If someone has to write a long, detailed explanation of "well, yeah, you didn't really do this but here is why I feel justified in claiming it anyway", it's not ignorance. It's a rationalized lie.
That makes a lot of sense. That is not how this unfolded. You disagreed with Eden's "belief" that you had "insisted". In your initial reaction to Eden you asked him to explain in detail. But, you did not leave it there, you attacked "the believer" questioning whether anyone should trust another word he says, that every word was suspect as he had "already lied". You did that before he answered your request with a detailed explanation. You can disagree with his explanation, but don't reconstruct the order of events.
As you said, at best it could have been ignorance. Why, prior to Eden going on a protracted defense did you call into question his integrity? This has been done to you several times, it is wrong. I find it entirely illustrative of the OP, of attacking the believer instead of the belief.
See, you're doing it now as well. Using a synonym of a synonym of a kinda close idea to link a word that doesn't at all mean what you're now claiming it does. Shame is in no way a synonym of "insist". Using such lazy thinking, saying "dinner's ready" is insisting someone eat.
Fair point.

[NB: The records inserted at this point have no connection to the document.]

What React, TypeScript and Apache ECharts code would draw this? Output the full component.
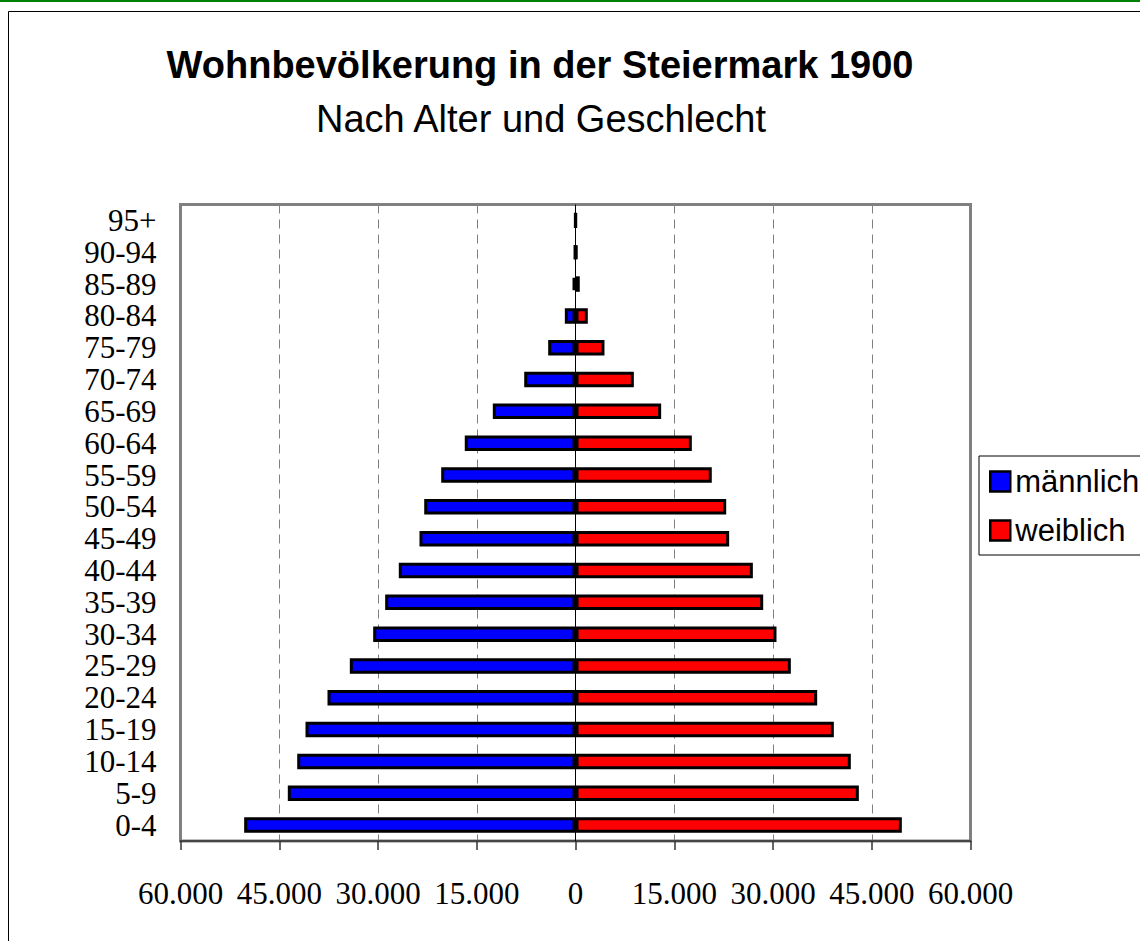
import React, { useEffect, useRef } from "react";
import * as echarts from "echarts";

const ageGroups = [
  "0-4", "5-9", "10-14", "15-19", "20-24", "25-29", "30-34", "35-39", "40-44", "45-49",
  "50-54", "55-59", "60-64", "65-69", "70-74", "75-79", "80-84", "85-89", "90-94", "95+",
];
const maleValues = [
  50330, 43700, 42270, 41010, 37670, 34280, 30730, 28910, 26840, 23700,
  22980, 20400, 16820, 12560, 7790, 4150, 1620, 450, 140, 40,
];
const femaleValues = [
  49570, 43040, 41820, 39240, 36710, 32710, 30530, 28510, 26940, 23340,
  22890, 20700, 17670, 13010, 8860, 4400, 1870, 650, 220, 70,
];
const titleText = "Wohnbevölkerung in der Steiermark 1900";
const subtitleText = "Nach Alter und Geschlecht";
const seriesNames = ["männlich", "weiblich"];

const SANS = "Arial, 'Liberation Sans', sans-serif";
const SERIF = "'Times New Roman', 'Liberation Serif', serif";

function fmt(v: number): string {
  const a = Math.abs(Math.round(v));
  return a.toString().replace(/\B(?=(\d{3})+(?!\d))/g, ".");
}

export default function App() {
  const ref = useRef<HTMLDivElement>(null);
  useEffect(() => {
    document.body.style.margin = "0";
    const chart = echarts.init(ref.current!, undefined, { renderer: "svg" });
    chart.setOption({
      animation: false,
      backgroundColor: "#fff",
      graphic: [
        { type: "rect", z: -10, shape: { x: 0, y: 0, width: 1140, height: 2 }, style: { fill: "#008000" } },
        { type: "rect", z: -10, shape: { x: 8.5, y: 11.5, width: 1300, height: 1100 }, style: { fill: "none", stroke: "#000", lineWidth: 1 } },
        {
          type: "text", x: 540, y: 65, style: {
            text: titleText, fontFamily: SANS, fontWeight: "bold", fontSize: 38,
            fill: "#000", align: "center", verticalAlign: "middle",
          },
        },
        {
          type: "text", x: 541, y: 119, style: {
            text: subtitleText, fontFamily: SANS, fontSize: 38,
            fill: "#000", align: "center", verticalAlign: "middle",
          },
        },
      ],
      legend: {
        orient: "vertical",
        left: 979,
        top: 456,
        data: seriesNames,
        icon: "rect",
        itemWidth: 20,
        itemHeight: 20,
        itemGap: 18,
        padding: [10, 12, 9, 10],
        borderColor: "#000",
        borderWidth: 1,
        backgroundColor: "#fff",
        itemStyle: { borderColor: "#000", borderWidth: 2.5 },
        textStyle: { fontFamily: SANS, fontSize: 31, color: "#000", lineHeight: 28, padding: [3, 0, 0, 0] },
      },
      grid: {
        left: 180.5,
        right: 169.5,
        top: 204.5,
        bottom: 100,
        show: true,
        borderColor: "#808080",
        borderWidth: 3,
        backgroundColor: "#fff",
      },
      xAxis: {
        type: "value",
        min: -60000,
        max: 60000,
        interval: 15000,
        axisLine: { show: true, onZero: false, lineStyle: { color: "#333", width: 1.5 } },
        axisTick: { show: true, length: 9, lineStyle: { color: "#333", width: 1.5 } },
        splitLine: { show: true, lineStyle: { color: "#808080", width: 1, type: [9, 6] } },
        axisLabel: {
          formatter: (v: number) => fmt(v),
          fontFamily: SERIF,
          fontSize: 31,
          color: "#000",
          margin: 37,
        },
      },
      yAxis: {
        type: "category",
        data: ageGroups,
        axisLine: { show: false },
        axisTick: { show: false },
        splitLine: { show: false },
        axisLabel: { interval: 0, fontFamily: SERIF, fontSize: 31, color: "#000", margin: 24 },
      },
      series: [
        {
          name: seriesNames[0],
          type: "bar",
          data: maleValues.map((v) => -v),
          barWidth: 15.5,
          barGap: "-100%",
          itemStyle: { color: "#0000FF", borderColor: "#000", borderWidth: 3 },
          markLine: {
            silent: true,
            symbol: ["none", "none"],
            label: { show: false },
            lineStyle: { color: "#000", width: 1, type: "solid" },
            data: [{ xAxis: 0 }],
          },
        },
        {
          name: seriesNames[1],
          type: "bar",
          data: femaleValues,
          barWidth: 15.5,
          barGap: "-100%",
          itemStyle: { color: "#FF0000", borderColor: "#000", borderWidth: 3 },
        },
      ],
    });
    return () => chart.dispose();
  }, []);
  return <div ref={ref} style={{ width: 1140, height: 941 }} />;
}
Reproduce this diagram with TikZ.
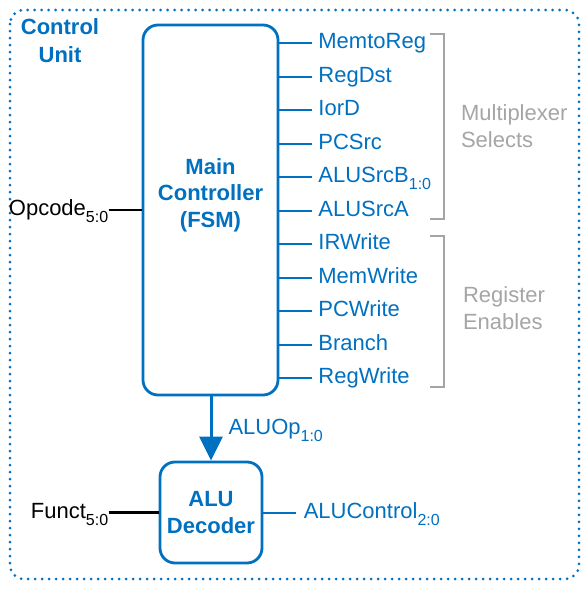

Words can have fuzzy boundaries. I have tied a dictionary definition of insist, namely "press", and demonstrated how repeating a request indirectly and using shame is a form of pressing. It is fuzzy, even, as you say, lazy. It is not precise language. That is not the question, though. The question is whether it is a lie. It is vernacular usage despite your insistence "it isn't". Further, the question is whether it is justified to immediately launch into an attack on a "liar" and the entire integrity of a poster based upon this expression.
Your example of "dinner's ready" to illustrate my lazy thinking is an irrelevant counter. It neither repeats the request indirectly nor uses shame as a form of press. My two examples did.
We are on topic. Some people believe it's sometimes justified to rationalize a lie if they can connect enough words together, apparently.
Absolutely agree we are on topic. And, for those still following, Viviane has only gone after my ideas and beliefs by countering my thinking as lazy and justifying a lie. That is all fair play. I concede that using insist this way is, at worse, imprecise. It is not a lie. Your post pressed Eden to answer at risk of being labeled discourteous. I submit that seizing upon a common colloquial expression used in a common colloquial manner as the foundation to call a person a liar and to call into question every word a poster writes is entirely illustrative of attacking the person and not the belief, point, or idea.